The other day, I had lunch with the grandest person I know. Forget 1066: Adrian Ziani de Ferranti can trace his Venetian ancestors to the time when St Theodore was the city’s patron saint and St Mark’s corpse still reposed in Alexandria. Ziani Doges were buried under the crypt of San Zaccaria centuries before Bellini painted that church’s sublime altarpiece. John Julius Norwich believes that it is the finest painting in Venice. Were I entitled to an opinion, it might go in favour of the Titian Assumption in the Frari, but we are talking about works which transcend mere admiration: works of mastery, glory and joy.

Anyway, the Zianis were part of the fabric of la Serenissima. Their Ferranti descendants have transplanted well to the UK, heavily involved in electronics and politics. Adrian has been chairman of the Royal Institution and a Tory party treasurer. That was during IDS’s leadership: not the easiest time to raise money. Most important of all, he is an MFH. Slightly less important, he is a restaurateur.

Just behind Sloane Square, Como Lario is more than a restaurant. It is a landmark, but one that has taken various forms. When I first came across it in the late 1970s, it served Italian food which would have delighted — those who had never been to Italy.

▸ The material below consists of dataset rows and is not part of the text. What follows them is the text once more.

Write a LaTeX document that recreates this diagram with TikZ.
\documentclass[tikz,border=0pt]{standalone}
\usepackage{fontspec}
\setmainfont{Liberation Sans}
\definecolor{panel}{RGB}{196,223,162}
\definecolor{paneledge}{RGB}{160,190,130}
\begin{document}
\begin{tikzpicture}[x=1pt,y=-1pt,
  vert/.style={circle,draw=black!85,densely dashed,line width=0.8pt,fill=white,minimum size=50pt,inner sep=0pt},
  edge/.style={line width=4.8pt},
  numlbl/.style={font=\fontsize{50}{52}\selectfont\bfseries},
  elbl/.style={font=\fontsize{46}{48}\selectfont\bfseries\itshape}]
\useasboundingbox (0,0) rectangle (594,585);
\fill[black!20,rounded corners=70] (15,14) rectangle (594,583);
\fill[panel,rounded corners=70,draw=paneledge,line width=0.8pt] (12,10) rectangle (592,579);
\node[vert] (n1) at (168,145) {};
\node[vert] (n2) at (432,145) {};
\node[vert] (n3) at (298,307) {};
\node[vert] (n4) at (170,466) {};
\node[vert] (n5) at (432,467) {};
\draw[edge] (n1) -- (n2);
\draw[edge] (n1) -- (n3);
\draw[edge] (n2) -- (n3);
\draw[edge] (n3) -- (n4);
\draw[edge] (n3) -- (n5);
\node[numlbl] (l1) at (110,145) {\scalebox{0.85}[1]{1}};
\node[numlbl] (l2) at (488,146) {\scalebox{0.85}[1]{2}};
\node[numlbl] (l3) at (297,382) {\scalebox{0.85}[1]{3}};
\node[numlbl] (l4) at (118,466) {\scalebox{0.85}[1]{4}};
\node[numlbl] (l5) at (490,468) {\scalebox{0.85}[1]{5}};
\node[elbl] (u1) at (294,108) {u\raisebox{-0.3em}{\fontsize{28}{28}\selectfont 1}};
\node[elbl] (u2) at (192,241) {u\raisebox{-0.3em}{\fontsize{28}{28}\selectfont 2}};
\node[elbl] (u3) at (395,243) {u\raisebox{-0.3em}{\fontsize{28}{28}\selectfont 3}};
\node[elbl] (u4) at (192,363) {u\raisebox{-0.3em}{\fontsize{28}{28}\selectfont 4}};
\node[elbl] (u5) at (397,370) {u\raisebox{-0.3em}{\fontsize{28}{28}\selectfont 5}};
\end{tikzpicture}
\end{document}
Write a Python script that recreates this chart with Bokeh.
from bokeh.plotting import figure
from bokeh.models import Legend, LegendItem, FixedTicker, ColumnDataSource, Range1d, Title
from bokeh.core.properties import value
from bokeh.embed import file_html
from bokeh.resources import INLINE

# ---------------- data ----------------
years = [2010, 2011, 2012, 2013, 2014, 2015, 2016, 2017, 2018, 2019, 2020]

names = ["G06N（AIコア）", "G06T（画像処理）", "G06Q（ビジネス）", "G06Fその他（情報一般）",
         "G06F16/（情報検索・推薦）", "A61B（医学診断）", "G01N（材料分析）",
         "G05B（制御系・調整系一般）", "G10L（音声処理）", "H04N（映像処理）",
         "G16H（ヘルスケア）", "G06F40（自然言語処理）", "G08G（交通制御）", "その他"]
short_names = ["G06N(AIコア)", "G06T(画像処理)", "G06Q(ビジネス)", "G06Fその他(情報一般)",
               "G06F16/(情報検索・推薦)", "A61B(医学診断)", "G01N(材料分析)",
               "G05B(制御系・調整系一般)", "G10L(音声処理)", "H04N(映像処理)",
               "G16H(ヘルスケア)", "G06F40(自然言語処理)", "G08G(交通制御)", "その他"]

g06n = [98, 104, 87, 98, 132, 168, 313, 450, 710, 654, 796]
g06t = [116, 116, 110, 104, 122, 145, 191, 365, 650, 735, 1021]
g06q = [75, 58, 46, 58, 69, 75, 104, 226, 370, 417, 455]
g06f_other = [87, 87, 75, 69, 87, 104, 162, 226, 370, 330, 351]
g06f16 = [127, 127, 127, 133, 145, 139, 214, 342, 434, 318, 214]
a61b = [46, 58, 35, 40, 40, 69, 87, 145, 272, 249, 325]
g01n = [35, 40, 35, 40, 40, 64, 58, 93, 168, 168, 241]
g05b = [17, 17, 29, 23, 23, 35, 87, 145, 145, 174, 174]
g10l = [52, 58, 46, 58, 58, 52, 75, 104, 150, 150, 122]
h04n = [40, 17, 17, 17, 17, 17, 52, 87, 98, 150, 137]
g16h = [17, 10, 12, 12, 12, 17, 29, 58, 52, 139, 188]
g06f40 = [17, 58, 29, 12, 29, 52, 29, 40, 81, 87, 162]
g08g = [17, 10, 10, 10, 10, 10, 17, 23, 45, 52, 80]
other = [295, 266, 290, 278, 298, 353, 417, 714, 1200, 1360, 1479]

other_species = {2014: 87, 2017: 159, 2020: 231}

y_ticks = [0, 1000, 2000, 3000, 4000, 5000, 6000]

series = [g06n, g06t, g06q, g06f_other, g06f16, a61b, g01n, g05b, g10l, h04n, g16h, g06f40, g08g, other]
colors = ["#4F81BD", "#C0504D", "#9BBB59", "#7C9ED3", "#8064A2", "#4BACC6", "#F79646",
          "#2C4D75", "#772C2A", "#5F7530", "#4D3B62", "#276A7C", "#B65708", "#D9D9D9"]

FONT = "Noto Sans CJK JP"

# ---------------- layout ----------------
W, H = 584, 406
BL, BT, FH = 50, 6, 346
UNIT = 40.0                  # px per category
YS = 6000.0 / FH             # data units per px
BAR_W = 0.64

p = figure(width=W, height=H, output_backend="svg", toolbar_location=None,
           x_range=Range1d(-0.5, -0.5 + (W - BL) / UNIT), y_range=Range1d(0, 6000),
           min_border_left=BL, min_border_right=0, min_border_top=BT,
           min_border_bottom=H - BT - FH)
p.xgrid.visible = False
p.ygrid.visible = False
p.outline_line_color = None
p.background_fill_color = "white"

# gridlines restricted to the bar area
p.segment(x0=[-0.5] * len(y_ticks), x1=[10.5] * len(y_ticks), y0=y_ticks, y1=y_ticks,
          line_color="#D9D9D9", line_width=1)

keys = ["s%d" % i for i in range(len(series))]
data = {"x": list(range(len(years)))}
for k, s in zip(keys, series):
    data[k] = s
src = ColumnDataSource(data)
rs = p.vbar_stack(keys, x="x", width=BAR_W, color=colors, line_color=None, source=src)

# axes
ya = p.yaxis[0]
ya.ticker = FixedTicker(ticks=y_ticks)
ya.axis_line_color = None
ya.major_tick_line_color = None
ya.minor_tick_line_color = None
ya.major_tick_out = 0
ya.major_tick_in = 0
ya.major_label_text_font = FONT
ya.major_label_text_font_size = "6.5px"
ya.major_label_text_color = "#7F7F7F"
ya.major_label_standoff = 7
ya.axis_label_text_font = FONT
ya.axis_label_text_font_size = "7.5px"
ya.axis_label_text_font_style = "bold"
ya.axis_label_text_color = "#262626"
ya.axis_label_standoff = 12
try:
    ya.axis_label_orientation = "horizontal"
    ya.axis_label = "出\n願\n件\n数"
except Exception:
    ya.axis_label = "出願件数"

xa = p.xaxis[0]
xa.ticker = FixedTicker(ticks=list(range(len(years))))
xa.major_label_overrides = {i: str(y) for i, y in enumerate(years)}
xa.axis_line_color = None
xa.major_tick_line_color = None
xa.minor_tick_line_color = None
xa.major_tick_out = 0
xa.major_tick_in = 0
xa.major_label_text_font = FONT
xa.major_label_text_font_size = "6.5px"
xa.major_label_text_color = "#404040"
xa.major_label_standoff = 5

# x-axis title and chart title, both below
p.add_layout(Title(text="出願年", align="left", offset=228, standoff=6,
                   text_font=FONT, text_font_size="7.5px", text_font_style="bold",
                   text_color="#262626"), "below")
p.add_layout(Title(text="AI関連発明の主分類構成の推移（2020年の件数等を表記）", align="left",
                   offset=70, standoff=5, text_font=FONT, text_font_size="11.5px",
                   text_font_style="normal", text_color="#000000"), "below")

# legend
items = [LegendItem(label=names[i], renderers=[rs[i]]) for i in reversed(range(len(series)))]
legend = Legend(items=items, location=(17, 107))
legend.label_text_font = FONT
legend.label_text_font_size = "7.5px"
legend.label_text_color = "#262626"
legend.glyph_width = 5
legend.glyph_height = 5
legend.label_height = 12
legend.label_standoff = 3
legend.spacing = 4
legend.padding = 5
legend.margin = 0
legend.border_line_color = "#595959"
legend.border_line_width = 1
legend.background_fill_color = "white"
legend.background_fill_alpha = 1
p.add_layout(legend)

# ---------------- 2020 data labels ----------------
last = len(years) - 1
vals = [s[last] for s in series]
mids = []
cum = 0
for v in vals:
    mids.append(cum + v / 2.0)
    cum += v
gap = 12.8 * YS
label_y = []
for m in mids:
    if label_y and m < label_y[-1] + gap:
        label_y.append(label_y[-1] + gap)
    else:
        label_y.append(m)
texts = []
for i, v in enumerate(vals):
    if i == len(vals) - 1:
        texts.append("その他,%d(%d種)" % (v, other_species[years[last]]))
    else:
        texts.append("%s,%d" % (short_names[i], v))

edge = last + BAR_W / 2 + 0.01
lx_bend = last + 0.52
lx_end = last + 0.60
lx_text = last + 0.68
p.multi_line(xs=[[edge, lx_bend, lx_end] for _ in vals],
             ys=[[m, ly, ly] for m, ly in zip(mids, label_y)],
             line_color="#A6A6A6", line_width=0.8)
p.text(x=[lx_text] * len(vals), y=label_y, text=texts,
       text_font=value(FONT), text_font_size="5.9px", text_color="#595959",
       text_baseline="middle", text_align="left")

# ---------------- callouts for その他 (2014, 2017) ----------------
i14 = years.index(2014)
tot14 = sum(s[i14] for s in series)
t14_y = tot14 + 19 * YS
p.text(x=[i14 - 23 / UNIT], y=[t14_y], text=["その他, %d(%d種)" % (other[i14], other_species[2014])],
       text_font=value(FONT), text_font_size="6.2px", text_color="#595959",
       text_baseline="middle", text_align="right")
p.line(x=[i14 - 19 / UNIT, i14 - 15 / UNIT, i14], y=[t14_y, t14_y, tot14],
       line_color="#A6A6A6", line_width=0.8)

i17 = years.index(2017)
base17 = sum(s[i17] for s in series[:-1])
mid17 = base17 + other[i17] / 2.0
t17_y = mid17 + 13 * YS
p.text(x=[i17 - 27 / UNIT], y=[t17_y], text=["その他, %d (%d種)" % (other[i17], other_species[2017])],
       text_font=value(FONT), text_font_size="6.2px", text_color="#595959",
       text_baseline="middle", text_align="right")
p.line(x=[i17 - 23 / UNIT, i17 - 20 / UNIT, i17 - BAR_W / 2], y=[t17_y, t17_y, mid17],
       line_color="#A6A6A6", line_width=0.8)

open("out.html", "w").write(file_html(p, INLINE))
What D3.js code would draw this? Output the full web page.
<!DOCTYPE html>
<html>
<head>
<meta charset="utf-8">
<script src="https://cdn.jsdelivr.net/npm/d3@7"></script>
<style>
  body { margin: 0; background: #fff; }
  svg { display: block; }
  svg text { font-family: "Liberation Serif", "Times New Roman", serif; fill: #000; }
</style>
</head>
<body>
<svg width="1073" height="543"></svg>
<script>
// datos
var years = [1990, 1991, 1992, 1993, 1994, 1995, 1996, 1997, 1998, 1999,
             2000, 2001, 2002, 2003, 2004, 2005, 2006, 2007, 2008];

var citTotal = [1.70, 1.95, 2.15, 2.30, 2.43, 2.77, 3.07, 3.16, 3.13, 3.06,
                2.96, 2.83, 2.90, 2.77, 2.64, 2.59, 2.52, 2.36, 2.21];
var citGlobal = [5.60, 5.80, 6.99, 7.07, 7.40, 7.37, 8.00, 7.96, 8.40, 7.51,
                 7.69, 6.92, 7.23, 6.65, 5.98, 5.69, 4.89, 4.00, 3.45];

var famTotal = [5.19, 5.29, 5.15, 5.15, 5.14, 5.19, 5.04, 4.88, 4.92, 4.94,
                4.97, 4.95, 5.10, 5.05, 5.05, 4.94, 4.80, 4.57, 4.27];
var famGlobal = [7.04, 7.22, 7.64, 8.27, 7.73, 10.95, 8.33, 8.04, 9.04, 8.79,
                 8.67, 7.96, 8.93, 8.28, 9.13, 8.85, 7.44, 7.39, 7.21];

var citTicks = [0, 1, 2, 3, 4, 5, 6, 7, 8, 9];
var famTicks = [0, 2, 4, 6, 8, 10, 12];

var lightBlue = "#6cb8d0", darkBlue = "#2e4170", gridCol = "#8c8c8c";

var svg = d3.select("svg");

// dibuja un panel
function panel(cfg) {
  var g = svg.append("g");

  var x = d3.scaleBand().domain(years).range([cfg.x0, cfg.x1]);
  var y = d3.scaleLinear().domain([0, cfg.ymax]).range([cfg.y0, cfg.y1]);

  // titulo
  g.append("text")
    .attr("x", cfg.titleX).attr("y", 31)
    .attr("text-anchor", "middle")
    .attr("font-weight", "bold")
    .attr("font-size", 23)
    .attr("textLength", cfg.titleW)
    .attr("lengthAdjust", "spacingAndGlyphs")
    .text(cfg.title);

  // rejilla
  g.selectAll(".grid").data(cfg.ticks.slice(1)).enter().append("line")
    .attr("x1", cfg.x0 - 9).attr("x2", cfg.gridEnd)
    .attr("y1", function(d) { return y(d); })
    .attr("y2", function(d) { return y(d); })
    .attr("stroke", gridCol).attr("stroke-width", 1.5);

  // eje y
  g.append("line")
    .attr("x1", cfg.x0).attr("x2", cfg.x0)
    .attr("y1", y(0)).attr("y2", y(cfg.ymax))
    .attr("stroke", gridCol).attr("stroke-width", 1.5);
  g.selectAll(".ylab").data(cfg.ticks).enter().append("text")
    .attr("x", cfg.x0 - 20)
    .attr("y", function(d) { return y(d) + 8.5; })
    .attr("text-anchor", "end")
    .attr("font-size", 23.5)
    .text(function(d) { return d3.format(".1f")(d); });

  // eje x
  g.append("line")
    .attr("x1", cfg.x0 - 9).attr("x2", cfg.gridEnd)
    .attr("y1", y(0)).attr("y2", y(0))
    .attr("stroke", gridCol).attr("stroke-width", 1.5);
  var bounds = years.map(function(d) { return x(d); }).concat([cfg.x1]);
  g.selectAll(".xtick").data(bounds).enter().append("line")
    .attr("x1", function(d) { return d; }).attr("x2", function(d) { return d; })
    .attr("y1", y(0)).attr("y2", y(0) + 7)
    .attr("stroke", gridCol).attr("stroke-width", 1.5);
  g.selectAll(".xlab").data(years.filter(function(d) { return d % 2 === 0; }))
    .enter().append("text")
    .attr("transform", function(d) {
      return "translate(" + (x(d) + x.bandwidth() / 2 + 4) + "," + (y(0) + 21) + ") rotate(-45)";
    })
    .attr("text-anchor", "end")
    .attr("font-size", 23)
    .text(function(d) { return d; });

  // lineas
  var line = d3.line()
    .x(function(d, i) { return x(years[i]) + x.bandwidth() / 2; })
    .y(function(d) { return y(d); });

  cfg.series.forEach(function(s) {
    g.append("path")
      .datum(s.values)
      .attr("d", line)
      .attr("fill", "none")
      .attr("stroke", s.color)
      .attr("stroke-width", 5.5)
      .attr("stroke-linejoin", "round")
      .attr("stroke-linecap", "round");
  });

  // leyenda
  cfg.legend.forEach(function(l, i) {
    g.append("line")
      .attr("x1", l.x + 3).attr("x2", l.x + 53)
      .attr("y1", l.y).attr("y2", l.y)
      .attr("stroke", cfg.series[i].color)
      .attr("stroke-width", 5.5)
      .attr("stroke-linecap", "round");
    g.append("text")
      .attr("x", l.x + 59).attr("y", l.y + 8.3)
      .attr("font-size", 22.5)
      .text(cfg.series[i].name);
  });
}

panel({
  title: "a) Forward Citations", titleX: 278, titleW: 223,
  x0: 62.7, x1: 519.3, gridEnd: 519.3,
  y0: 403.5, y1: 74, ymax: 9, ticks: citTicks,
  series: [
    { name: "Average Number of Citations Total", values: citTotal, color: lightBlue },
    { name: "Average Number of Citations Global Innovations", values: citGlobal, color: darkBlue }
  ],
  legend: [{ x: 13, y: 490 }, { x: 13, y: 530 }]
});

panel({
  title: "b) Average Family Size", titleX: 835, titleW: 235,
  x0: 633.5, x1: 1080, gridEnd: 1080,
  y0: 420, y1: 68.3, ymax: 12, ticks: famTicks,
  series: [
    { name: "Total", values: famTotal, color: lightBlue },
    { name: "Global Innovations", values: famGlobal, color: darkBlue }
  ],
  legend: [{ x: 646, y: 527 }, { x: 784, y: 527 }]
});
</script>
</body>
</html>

Waiters poncing around with four-foot long pepper pots and almost singing ‘O Sole Mio’, ‘Chianti’ from wickerwork cradles, food barely more sophisticated than dolloped platefuls of spag bol scoffed at the stripped pine kitchen tables of youngsters just down from university: it was fun, in its way.

A few years later, there was less fun. I ate at Como Lario a couple of times with Peter Morrison, always a sad figure who eventually became a tragic one: the PPS whose sozzled incompetence lost Mrs Thatcher the leadership election.